Lancaster often repeated the line that all three parties (the city, the province and the JBF) were committed to funding the project, and that there were further opportunities to discuss funding, not exactly giving a definitive ‘yes or no’ answer to Meed Ward’s question. Lancaster did give a firm ‘No’ on Meed Ward asking if Lancaster’s motion could be amended to say that the JBF would repay the $1 million to the City of Burlington.
Coun. Rick Craven, whose ward contains the Joseph Brant Museum, provided more supportive comments and basically parroted Lancaster’s confidence to get this project and to get ‘shovels in the ground’. Craven chided Dennison on the constant debate over whether taxpayers dollars should go into cultural service, saying that sophisticated cities understand the importance of culture and it is ‘time to finish the job’ in Burlington.
Coun. Paul Sharman asked how much is in the contingency fund (which is about 15 per cent) and opined that he’s seen art all over the world and that Burlington, as perhaps ‘the best city in Canada’, therefore there’s no need to delay the funding of the project, echoing Craven and Lancaster’s comments. But Lancaster seemed to take issue with her colleague Meed Ward apparently just explaining the background of the scope of the work into the Joseph Brant Museum project in order to explain how she would vote on the matter, saying that the only thing that should be discussed is the funding.
Meed Ward said before approving additional money there should be a review as to the scope of this project, because it had been on the books a very long time and circumstances may have changed. Until she gets more information, Meed Ward said she would not be voting for the motion to approve the $1 million. Craven pointed out that the Six Nations representatives were in support of the project, and Dennison mentioned that approving this would require additional staffing costs, operating costs, and maybe some wage parity issues as well.

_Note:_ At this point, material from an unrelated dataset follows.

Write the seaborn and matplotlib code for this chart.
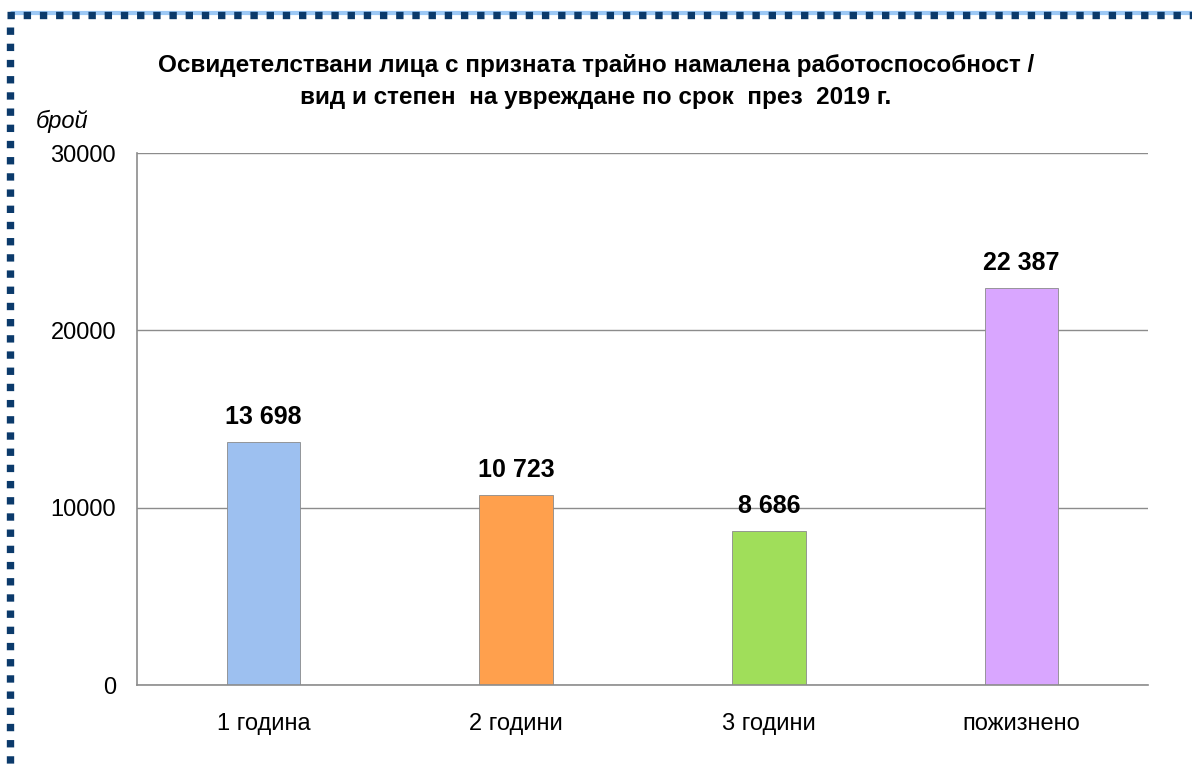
import matplotlib
matplotlib.use("Agg")
import matplotlib.pyplot as plt
import seaborn as sns
import pandas as pd
from matplotlib.lines import Line2D

# data
categories = ["1 година", "2 години", "3 години", "пожизнено"]
values = [13698, 10723, 8686, 22387]
bar_colors = ["#9DC0F0", "#FFA04D", "#A0DE5A", "#D9A6FF"]
title = ("Освидетелствани лица с призната трайно намалена работоспособност /\n"
         "вид и степен  на увреждане по срок  през  2019 г.")

sns.set_style("white")
plt.rcParams['font.family'] = ['Liberation Sans', 'DejaVu Sans']
plt.rcParams['text.color'] = 'black'
plt.rcParams['xtick.color'] = 'black'
plt.rcParams['ytick.color'] = 'black'

df = pd.DataFrame({"cat": categories, "val": values})

fig = plt.figure(figsize=(11.92, 7.69), dpi=100)
ax = fig.add_axes([0.1149, 0.1092, 0.9631 - 0.1149, 0.801 - 0.1092])

sns.barplot(data=df, x="cat", y="val", hue="cat", palette=bar_colors,
            width=0.29, legend=False, ax=ax, saturation=1,
            edgecolor="#8a8a8a", linewidth=0.6)

ax.set_ylim(0, 30000)
ax.set_xlim(-0.5, 3.5)
ax.set_yticks([0, 10000, 20000, 30000])
ax.yaxis.grid(True, color="#8c8c8c", linewidth=1)
ax.set_axisbelow(True)

for s in ["top", "right"]:
    ax.spines[s].set_visible(False)
for s in ["left", "bottom"]:
    ax.spines[s].set_color("#8c8c8c")
    ax.spines[s].set_linewidth(1.2)

ax.tick_params(axis="y", length=10, color="#8c8c8c", labelcolor="black",
               labelsize=17, pad=5)
ax.tick_params(axis="x", which="major", length=0, labelsize=17, pad=20,
               labelcolor="black")
ax.set_xticks([-0.5, 0.5, 1.5, 2.5, 3.5], minor=True)
ax.tick_params(axis="x", which="minor", length=10, color="#8c8c8c")
ax.set_xlabel("")
ax.set_ylabel("")

for i, v in enumerate(values):
    ax.text(i, v + 750, f"{v:,}".replace(",", " "), ha="center", va="bottom",
            fontsize=18, fontweight="bold")

fig.text(0.5, 0.894, title, ha="center", va="center", fontsize=17.5,
         fontweight="bold", linespacing=1.55)
fig.text(0.03, 0.842, "брой", fontsize=17, style="italic", ha="left", va="center")

# dotted frame
fig.add_artist(Line2D([12 / 1192, 1], [1 - 13 / 769] * 2, color="#9cc8f5",
                      linewidth=3, transform=fig.transFigure))
fig.add_artist(Line2D([7 / 1192, 1], [1 - 15 / 769] * 2, color="#0b3a6b",
                      linewidth=5.3, linestyle=(0, (1.0, 1.2)), transform=fig.transFigure))
fig.add_artist(Line2D([10 / 1192] * 2, [1 - 27 / 769, 0], color="#0b3a6b",
                      linewidth=5.3, linestyle=(0, (1.0, 1.2)), transform=fig.transFigure))

fig.savefig("out.png", dpi=100)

Dennison answered that he would have been willing to support an increase of 25 per cent, but not 300, therefore he said he would be voting against the motion as well.
Lancaster replied that the Museum does have a business model that does not increase the operating costs, and the scope of the costs would not increase significantly. And in the end, Burlington councillors voted to approve sending the motion to be voted on in July in regular council for the additional $1 million, with Meed Ward and Dennison being the dissenting votes.
It will be interesting to see as things move forward, whether the province would indeed cough up another $1 million for the Joseph Brant Museum renovations, negating the need for Burlington taxpayers to foot that bill. Only time will tell.